Meddeb shows through his erudite and historical analysis how the rise of fundamentalism has its roots in European colonization and American neo-colonial domination of the Islamic world. Islamic civilization was keeping pace with European cultures and their developments in science and art until the baroque and classical period. This progress was suddenly disrupted because of the "progressive loss of international commerce. Islam had established its greatness at the very moment when Europe had fallen into lethargy (from the eighth to the eleventh century). One of the effects of the Crusades-which lasted two centuries, from 1099 to 1270-was the reestablished dynamism of the Italian city-states (Genoa, Pisa, Venice) which broke the Islamic monopoly on Mediterranean commerce." Starting from the eighteenth century, the West took the lead in intellectual and scientific discoveries, leaving the Islamic culture behind and stricken by a great sense of inferiority which turned the Muslim into a frustrated and dissatisfied "individual who believed himself to be better than the conditions imposed on him." These "conditions" are what Meddeb, echoing Simone Weil, calls the "Americanization of the whole earth." Traditional colonialism made place for alliances between sovereign countries which became "Americanized"-countries like Saudi Arabia and the United Arab Emirates, that benefited from a relatively prosperous calm, while other nations, such as Afghanistan and Iraq had to cope with sanctions and other restrictions. Meddeb truly believes that if the politicians who govern our world would have intervened to save the Buddhas from the destruction of the Colossi of Bamiyan on March 9, 2001 (the Taliban did announce they were going to destroy them a few days earlier), New York would have escaped the loss of its twin towers: they are after all two acts of destructions that belong to one single tragedy.

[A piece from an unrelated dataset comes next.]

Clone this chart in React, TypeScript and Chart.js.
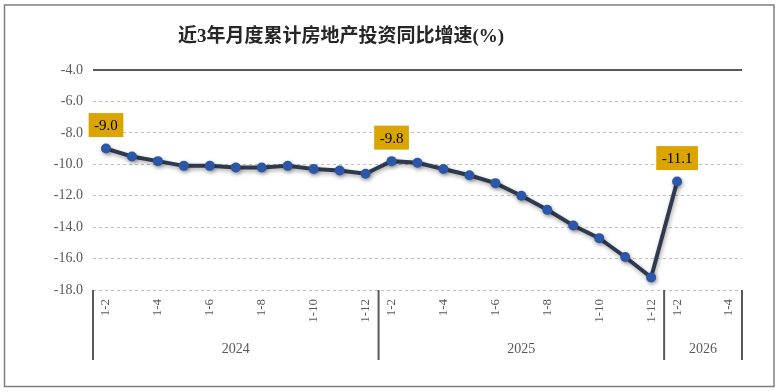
import React, { useEffect, useRef } from "react";
import { Chart, registerables } from "chart.js";

Chart.register(...registerables);

const TITLE = "近3年月度累计房地产投资同比增速(%)";

const categories = [
  "1-2", "1-3", "1-4", "1-5", "1-6", "1-7", "1-8", "1-9", "1-10", "1-11", "1-12",
  "1-2", "1-3", "1-4", "1-5", "1-6", "1-7", "1-8", "1-9", "1-10", "1-11", "1-12",
  "1-2", "1-3", "1-4",
];

const years = ["2024", "2025", "2026"];
const yearSizes = [11, 11, 3];

const values: (number | null)[] = [
  -9.0, -9.5, -9.8, -10.1, -10.1, -10.2, -10.2, -10.1, -10.3, -10.4, -10.6,
  -9.8, -9.9, -10.3, -10.7, -11.2, -12.0, -12.9, -13.9, -14.7, -15.9, -17.2,
  -11.1, null, null,
];

const labelledPoints = [0, 11, 22];

const yMin = -18;
const yMax = -4;
const yStep = 2;

const SERIF = "'Liberation Serif', 'Times New Roman', 'Noto Sans CJK SC', serif";
const AXIS_GRAY = "#595959";

const decorPlugin = {
  id: "decor",
  beforeDraw(chart: any) {
    const ctx = chart.ctx;
    ctx.save();
    ctx.fillStyle = "#ffffff";
    ctx.fillRect(0, 0, chart.width, chart.height);
    ctx.strokeStyle = "#7f7f7f";
    ctx.lineWidth = 1.5;
    ctx.strokeRect(4.5, 5, 769.5, 381.5);
    ctx.fillStyle = "#262626";
    ctx.font = `bold 19px ${SERIF}`;
    ctx.textAlign = "left";
    ctx.textBaseline = "middle";
    ctx.fillText(TITLE, 178, 37);
    ctx.restore();
  },
  beforeDatasetsDraw(chart: any) {
    const ctx = chart.ctx;
    const y = chart.scales.y.getPixelForValue(yMax);
    const { left, right } = chart.chartArea;
    ctx.save();
    ctx.strokeStyle = AXIS_GRAY;
    ctx.lineWidth = 2;
    ctx.beginPath();
    ctx.moveTo(left, y);
    ctx.lineTo(right, y);
    ctx.stroke();
    ctx.restore();
  },
  beforeDatasetDraw(chart: any) {
    const ctx = chart.ctx;
    ctx.save();
    ctx.shadowColor = "rgba(0,0,0,0.35)";
    ctx.shadowBlur = 4;
    ctx.shadowOffsetX = 1;
    ctx.shadowOffsetY = 2;
  },
  afterDatasetDraw(chart: any) {
    chart.ctx.restore();
  },
  afterDatasetsDraw(chart: any) {
    const ctx = chart.ctx;
    const meta = chart.getDatasetMeta(0);
    ctx.save();
    ctx.font = `15px ${SERIF}`;
    ctx.textAlign = "center";
    ctx.textBaseline = "middle";
    for (const i of labelledPoints) {
      const v = values[i];
      if (v == null) continue;
      const pt = meta.data[i];
      const text = v.toFixed(1);
      const w = ctx.measureText(text).width + 11;
      const h = 24;
      const cx = pt.x;
      const cy = pt.y - 23.5;
      ctx.fillStyle = "#DAA500";
      ctx.fillRect(cx - w / 2, cy - h / 2, w, h);
      ctx.fillStyle = "#000000";
      ctx.fillText(text, cx, cy + 1);
    }
    ctx.restore();
  },
  afterDraw(chart: any) {
    const ctx = chart.ctx;
    const x = chart.scales.x;
    const bottom = chart.chartArea.bottom;
    ctx.save();
    // category labels (rotated)
    ctx.fillStyle = AXIS_GRAY;
    ctx.font = `13px ${SERIF}`;
    ctx.textAlign = "right";
    ctx.textBaseline = "middle";
    categories.forEach((c, i) => {
      const month = parseInt(c.split("-")[1], 10);
      if (month % 2 !== 0) return;
      const px = x.getPixelForValue(i);
      ctx.save();
      ctx.translate(px, bottom + 9);
      ctx.rotate(-Math.PI / 2);
      ctx.fillText(c, 0, 0);
      ctx.restore();
    });
    // year dividers and labels
    let start = 0;
    const bounds: number[] = [x.getPixelForValue(-0.5)];
    yearSizes.forEach((n) => {
      start += n;
      bounds.push(x.getPixelForValue(start - 0.5));
    });
    ctx.strokeStyle = AXIS_GRAY;
    ctx.lineWidth = 2;
    bounds.forEach((bx) => {
      ctx.beginPath();
      ctx.moveTo(bx, bottom);
      ctx.lineTo(bx, bottom + 70);
      ctx.stroke();
    });
    ctx.font = `14px ${SERIF}`;
    ctx.textAlign = "center";
    ctx.textBaseline = "middle";
    years.forEach((yr, k) => {
      ctx.fillText(yr, (bounds[k] + bounds[k + 1]) / 2, bottom + 59);
    });
    ctx.restore();
  },
};

export default function App() {
  const ref = useRef<HTMLCanvasElement | null>(null);
  useEffect(() => {
    if (!ref.current) return;
    const chart = new Chart(ref.current, {
      type: "line",
      data: {
        labels: categories,
        datasets: [
          {
            data: values,
            borderColor: "#2F3A4F",
            borderWidth: 4,
            pointBackgroundColor: "#2C56A8",
            pointBorderColor: "#2C56A8",
            pointBorderWidth: 0,
            pointRadius: 5,
            tension: 0,
            spanGaps: false,
          },
        ],
      },
      options: {
        responsive: false,
        animation: false,
        layout: { padding: { left: 0, top: 70, right: 37, bottom: 102 } },
        plugins: {
          legend: { display: false },
          title: { display: false },
          tooltip: { enabled: false },
        },
        scales: {
          x: {
            display: false,
            offset: true,
          },
          y: {
            min: yMin,
            max: yMax,
            afterFit: (s: any) => {
              s.width = 93;
            },
            ticks: {
              stepSize: yStep,
              padding: 10,
              color: AXIS_GRAY,
              font: { family: SERIF, size: 14 },
              callback: (v: any) => Number(v).toFixed(1),
            },
            grid: {
              color: "#BFBFBF",
              lineWidth: 1,
              drawTicks: false,
            },
            border: { display: false, dash: [3, 3] },
          },
        },
      },
      plugins: [decorPlugin],
    });
    return () => chart.destroy();
  }, []);
  return (
    <div style={{ position: "absolute", left: 0, top: 0, width: 779, height: 392 }}>
      <canvas ref={ref} width={779} height={392} style={{ width: 779, height: 392, display: "block" }} />
    </div>
  );
}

Meddeb explains carefully that although since the seventeenth century the Islamic world ceased generating scientific progress, during the postcolonial era it did in fact learn to use the western technology in order to crash planes into the tallest buildings of New York and kill thousands of innocent people. So, apart from being overcome by the sickness of Islam, these terrorists were also sons of their time-products of the "Americanization of the world" who refused to tolerate the inferior positions of their societies and a citizenry not allowed to integrate into the rest of the international community.
Meddeb points out that the sickness of Islamic fundamentalism cut these terrorists off from the wealth of their own pluralist Islamist tradition. Meddeb concludes his study by suggesting that the "first remedy for the sickness of Islam concerns the necessity of returning to a profound awareness of the polemics, controversies and debates that have nourished the tradition. To struggle against forgetting requires a labor of anamnesis. It is important to articulate the reconstitution of meaning (starting with medieval traces and survival) with a modern critical awareness so that the liberty of a plural, conflicting language, enduring disagreement with civility, can be established."